Pictures in the data below are not part of the copy; transcribe everything else exactly.
----
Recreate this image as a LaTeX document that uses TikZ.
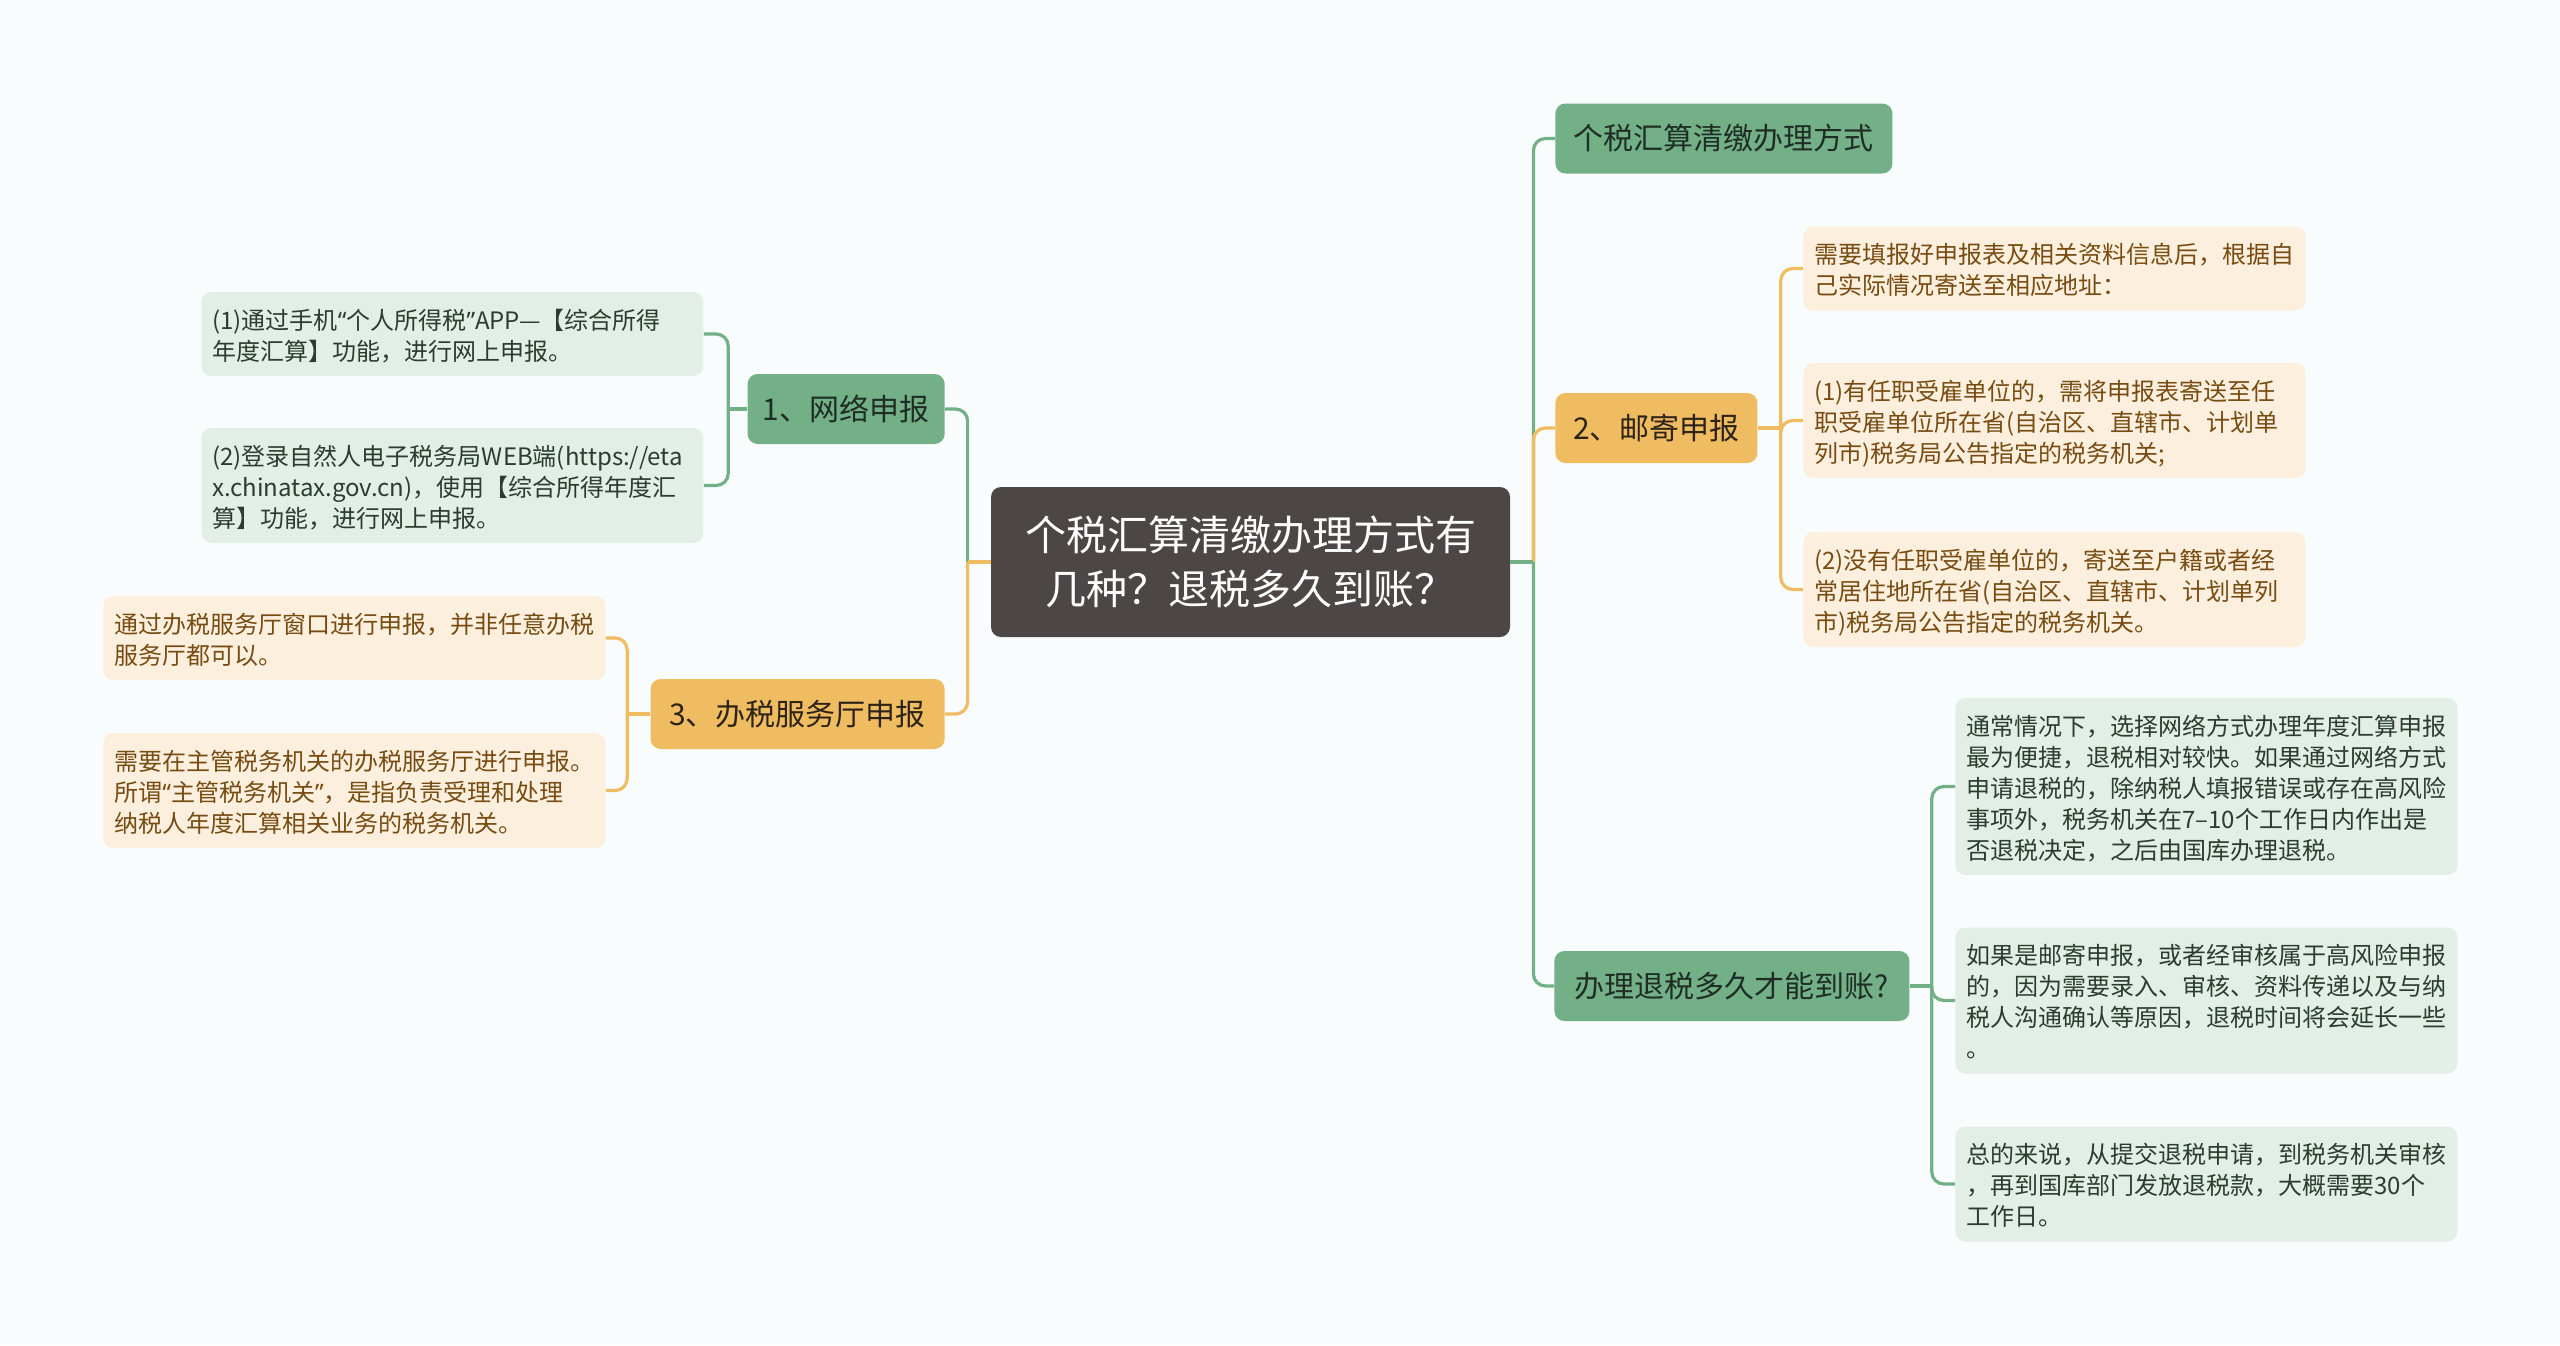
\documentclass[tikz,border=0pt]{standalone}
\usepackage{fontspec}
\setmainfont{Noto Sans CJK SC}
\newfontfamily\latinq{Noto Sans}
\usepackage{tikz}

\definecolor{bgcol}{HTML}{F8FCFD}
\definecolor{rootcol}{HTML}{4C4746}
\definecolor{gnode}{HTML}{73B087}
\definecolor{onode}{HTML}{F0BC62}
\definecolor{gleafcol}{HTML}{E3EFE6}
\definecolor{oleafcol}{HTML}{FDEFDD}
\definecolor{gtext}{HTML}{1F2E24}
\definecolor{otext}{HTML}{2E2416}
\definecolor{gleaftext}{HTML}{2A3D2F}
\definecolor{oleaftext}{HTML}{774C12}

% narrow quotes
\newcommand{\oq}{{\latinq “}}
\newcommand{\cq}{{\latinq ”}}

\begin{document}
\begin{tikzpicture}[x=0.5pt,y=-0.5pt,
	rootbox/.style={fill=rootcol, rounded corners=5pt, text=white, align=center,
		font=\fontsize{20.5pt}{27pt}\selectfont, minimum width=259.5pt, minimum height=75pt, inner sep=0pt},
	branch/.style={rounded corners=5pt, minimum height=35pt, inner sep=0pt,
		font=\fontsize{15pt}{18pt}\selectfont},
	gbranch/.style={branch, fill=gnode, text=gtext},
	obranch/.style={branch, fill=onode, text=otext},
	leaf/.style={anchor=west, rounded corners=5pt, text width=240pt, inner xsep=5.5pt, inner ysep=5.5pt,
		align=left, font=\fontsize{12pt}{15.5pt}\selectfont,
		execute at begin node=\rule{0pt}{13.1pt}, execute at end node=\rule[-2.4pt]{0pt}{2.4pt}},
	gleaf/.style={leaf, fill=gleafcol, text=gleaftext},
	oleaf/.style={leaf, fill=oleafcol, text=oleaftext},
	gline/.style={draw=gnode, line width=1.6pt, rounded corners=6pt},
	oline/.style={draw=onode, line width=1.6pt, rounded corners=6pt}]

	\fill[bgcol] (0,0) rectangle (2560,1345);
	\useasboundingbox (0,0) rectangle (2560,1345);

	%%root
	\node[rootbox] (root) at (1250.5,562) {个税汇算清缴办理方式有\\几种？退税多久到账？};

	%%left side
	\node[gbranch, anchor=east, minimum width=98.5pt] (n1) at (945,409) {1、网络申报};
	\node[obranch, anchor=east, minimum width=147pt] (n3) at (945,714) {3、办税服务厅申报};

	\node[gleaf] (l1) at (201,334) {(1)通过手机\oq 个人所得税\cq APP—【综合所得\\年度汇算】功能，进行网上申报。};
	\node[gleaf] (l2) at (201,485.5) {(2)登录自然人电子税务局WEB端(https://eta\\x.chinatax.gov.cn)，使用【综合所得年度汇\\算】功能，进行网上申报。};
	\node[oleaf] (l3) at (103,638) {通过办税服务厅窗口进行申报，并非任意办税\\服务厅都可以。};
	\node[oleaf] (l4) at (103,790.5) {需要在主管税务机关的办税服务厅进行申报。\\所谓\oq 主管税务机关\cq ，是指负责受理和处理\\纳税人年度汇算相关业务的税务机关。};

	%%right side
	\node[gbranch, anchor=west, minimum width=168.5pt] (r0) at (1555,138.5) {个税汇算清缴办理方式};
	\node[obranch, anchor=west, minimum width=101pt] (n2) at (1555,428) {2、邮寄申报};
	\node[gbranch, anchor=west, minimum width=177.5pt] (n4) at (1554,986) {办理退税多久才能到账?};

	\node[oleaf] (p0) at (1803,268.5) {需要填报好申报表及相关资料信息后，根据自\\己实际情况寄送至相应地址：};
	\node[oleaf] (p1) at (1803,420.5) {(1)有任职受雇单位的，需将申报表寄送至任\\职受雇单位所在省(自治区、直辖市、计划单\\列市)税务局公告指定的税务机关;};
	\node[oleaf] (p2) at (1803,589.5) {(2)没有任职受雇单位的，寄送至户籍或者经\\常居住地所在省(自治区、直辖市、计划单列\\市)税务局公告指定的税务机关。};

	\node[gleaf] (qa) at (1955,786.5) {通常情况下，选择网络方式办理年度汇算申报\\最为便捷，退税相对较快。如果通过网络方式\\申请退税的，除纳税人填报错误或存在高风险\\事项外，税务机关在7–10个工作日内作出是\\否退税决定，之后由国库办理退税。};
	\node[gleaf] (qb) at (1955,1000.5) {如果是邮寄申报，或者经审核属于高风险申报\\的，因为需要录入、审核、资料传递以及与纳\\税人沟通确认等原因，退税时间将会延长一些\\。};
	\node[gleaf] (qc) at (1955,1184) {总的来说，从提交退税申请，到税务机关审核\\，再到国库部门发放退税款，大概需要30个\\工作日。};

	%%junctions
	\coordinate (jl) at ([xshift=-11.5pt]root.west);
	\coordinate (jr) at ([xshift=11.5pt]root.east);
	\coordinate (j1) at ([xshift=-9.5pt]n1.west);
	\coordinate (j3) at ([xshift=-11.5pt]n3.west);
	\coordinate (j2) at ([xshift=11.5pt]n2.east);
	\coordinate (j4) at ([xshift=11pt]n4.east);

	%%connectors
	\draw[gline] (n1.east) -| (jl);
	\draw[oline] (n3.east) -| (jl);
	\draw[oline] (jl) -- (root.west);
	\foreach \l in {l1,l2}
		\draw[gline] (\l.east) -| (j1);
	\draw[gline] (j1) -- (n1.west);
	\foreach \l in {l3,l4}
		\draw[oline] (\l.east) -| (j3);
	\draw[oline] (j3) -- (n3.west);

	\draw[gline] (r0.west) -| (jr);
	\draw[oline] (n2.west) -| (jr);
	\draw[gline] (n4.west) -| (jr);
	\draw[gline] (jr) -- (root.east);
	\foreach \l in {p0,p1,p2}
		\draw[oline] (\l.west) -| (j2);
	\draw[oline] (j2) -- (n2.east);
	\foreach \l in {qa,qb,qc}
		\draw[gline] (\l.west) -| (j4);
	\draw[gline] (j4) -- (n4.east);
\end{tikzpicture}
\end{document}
----
> [REPLY TO THE EXERCISE]
Recreate this image as a LaTeX document that uses TikZ.
\documentclass[tikz,border=0pt]{standalone}
\usepackage{fontspec}
\setmainfont{Noto Sans CJK SC}
\newfontfamily\latinq{Noto Sans}
\usepackage{tikz}

\definecolor{bgcol}{HTML}{F8FCFD}
\definecolor{rootcol}{HTML}{4C4746}
\definecolor{gnode}{HTML}{73B087}
\definecolor{onode}{HTML}{F0BC62}
\definecolor{gleafcol}{HTML}{E3EFE6}
\definecolor{oleafcol}{HTML}{FDEFDD}
\definecolor{gtext}{HTML}{1F2E24}
\definecolor{otext}{HTML}{2E2416}
\definecolor{gleaftext}{HTML}{2A3D2F}
\definecolor{oleaftext}{HTML}{774C12}

% narrow quotes
\newcommand{\oq}{{\latinq “}}
\newcommand{\cq}{{\latinq ”}}

\begin{document}
\begin{tikzpicture}[x=0.5pt,y=-0.5pt,
	rootbox/.style={fill=rootcol, rounded corners=5pt, text=white, align=center,
		font=\fontsize{20.5pt}{27pt}\selectfont, minimum width=259.5pt, minimum height=75pt, inner sep=0pt},
	branch/.style={rounded corners=5pt, minimum height=35pt, inner sep=0pt,
		font=\fontsize{15pt}{18pt}\selectfont},
	gbranch/.style={branch, fill=gnode, text=gtext},
	obranch/.style={branch, fill=onode, text=otext},
	leaf/.style={anchor=west, rounded corners=5pt, text width=240pt, inner xsep=5.5pt, inner ysep=5.5pt,
		align=left, font=\fontsize{12pt}{15.5pt}\selectfont,
		execute at begin node=\rule{0pt}{13.1pt}, execute at end node=\rule[-2.4pt]{0pt}{2.4pt}},
	gleaf/.style={leaf, fill=gleafcol, text=gleaftext},
	oleaf/.style={leaf, fill=oleafcol, text=oleaftext},
	gline/.style={draw=gnode, line width=1.6pt, rounded corners=6pt},
	oline/.style={draw=onode, line width=1.6pt, rounded corners=6pt}]

	\fill[bgcol] (0,0) rectangle (2560,1345);
	\useasboundingbox (0,0) rectangle (2560,1345);

	%%root
	\node[rootbox] (root) at (1250.5,562) {个税汇算清缴办理方式有\\几种？退税多久到账？};

	%%left side
	\node[gbranch, anchor=east, minimum width=98.5pt] (n1) at (945,409) {1、网络申报};
	\node[obranch, anchor=east, minimum width=147pt] (n3) at (945,714) {3、办税服务厅申报};

	\node[gleaf] (l1) at (201,334) {(1)通过手机\oq 个人所得税\cq APP—【综合所得\\年度汇算】功能，进行网上申报。};
	\node[gleaf] (l2) at (201,485.5) {(2)登录自然人电子税务局WEB端(https://eta\\x.chinatax.gov.cn)，使用【综合所得年度汇\\算】功能，进行网上申报。};
	\node[oleaf] (l3) at (103,638) {通过办税服务厅窗口进行申报，并非任意办税\\服务厅都可以。};
	\node[oleaf] (l4) at (103,790.5) {需要在主管税务机关的办税服务厅进行申报。\\所谓\oq 主管税务机关\cq ，是指负责受理和处理\\纳税人年度汇算相关业务的税务机关。};

	%%right side
	\node[gbranch, anchor=west, minimum width=168.5pt] (r0) at (1555,138.5) {个税汇算清缴办理方式};
	\node[obranch, anchor=west, minimum width=101pt] (n2) at (1555,428) {2、邮寄申报};
	\node[gbranch, anchor=west, minimum width=177.5pt] (n4) at (1554,986) {办理退税多久才能到账?};

	\node[oleaf] (p0) at (1803,268.5) {需要填报好申报表及相关资料信息后，根据自\\己实际情况寄送至相应地址：};
	\node[oleaf] (p1) at (1803,420.5) {(1)有任职受雇单位的，需将申报表寄送至任\\职受雇单位所在省(自治区、直辖市、计划单\\列市)税务局公告指定的税务机关;};
	\node[oleaf] (p2) at (1803,589.5) {(2)没有任职受雇单位的，寄送至户籍或者经\\常居住地所在省(自治区、直辖市、计划单列\\市)税务局公告指定的税务机关。};

	\node[gleaf] (qa) at (1955,786.5) {通常情况下，选择网络方式办理年度汇算申报\\最为便捷，退税相对较快。如果通过网络方式\\申请退税的，除纳税人填报错误或存在高风险\\事项外，税务机关在7–10个工作日内作出是\\否退税决定，之后由国库办理退税。};
	\node[gleaf] (qb) at (1955,1000.5) {如果是邮寄申报，或者经审核属于高风险申报\\的，因为需要录入、审核、资料传递以及与纳\\税人沟通确认等原因，退税时间将会延长一些\\。};
	\node[gleaf] (qc) at (1955,1184) {总的来说，从提交退税申请，到税务机关审核\\，再到国库部门发放退税款，大概需要30个\\工作日。};

	%%junctions
	\coordinate (jl) at ([xshift=-11.5pt]root.west);
	\coordinate (jr) at ([xshift=11.5pt]root.east);
	\coordinate (j1) at ([xshift=-9.5pt]n1.west);
	\coordinate (j3) at ([xshift=-11.5pt]n3.west);
	\coordinate (j2) at ([xshift=11.5pt]n2.east);
	\coordinate (j4) at ([xshift=11pt]n4.east);

	%%connectors
	\draw[gline] (n1.east) -| (jl);
	\draw[oline] (n3.east) -| (jl);
	\draw[oline] (jl) -- (root.west);
	\foreach \l in {l1,l2}
		\draw[gline] (\l.east) -| (j1);
	\draw[gline] (j1) -- (n1.west);
	\foreach \l in {l3,l4}
		\draw[oline] (\l.east) -| (j3);
	\draw[oline] (j3) -- (n3.west);

	\draw[gline] (r0.west) -| (jr);
	\draw[oline] (n2.west) -| (jr);
	\draw[gline] (n4.west) -| (jr);
	\draw[gline] (jr) -- (root.east);
	\foreach \l in {p0,p1,p2}
		\draw[oline] (\l.west) -| (j2);
	\draw[oline] (j2) -- (n2.east);
	\foreach \l in {qa,qb,qc}
		\draw[gline] (\l.west) -| (j4);
	\draw[gline] (j4) -- (n4.east);
\end{tikzpicture}
\end{document}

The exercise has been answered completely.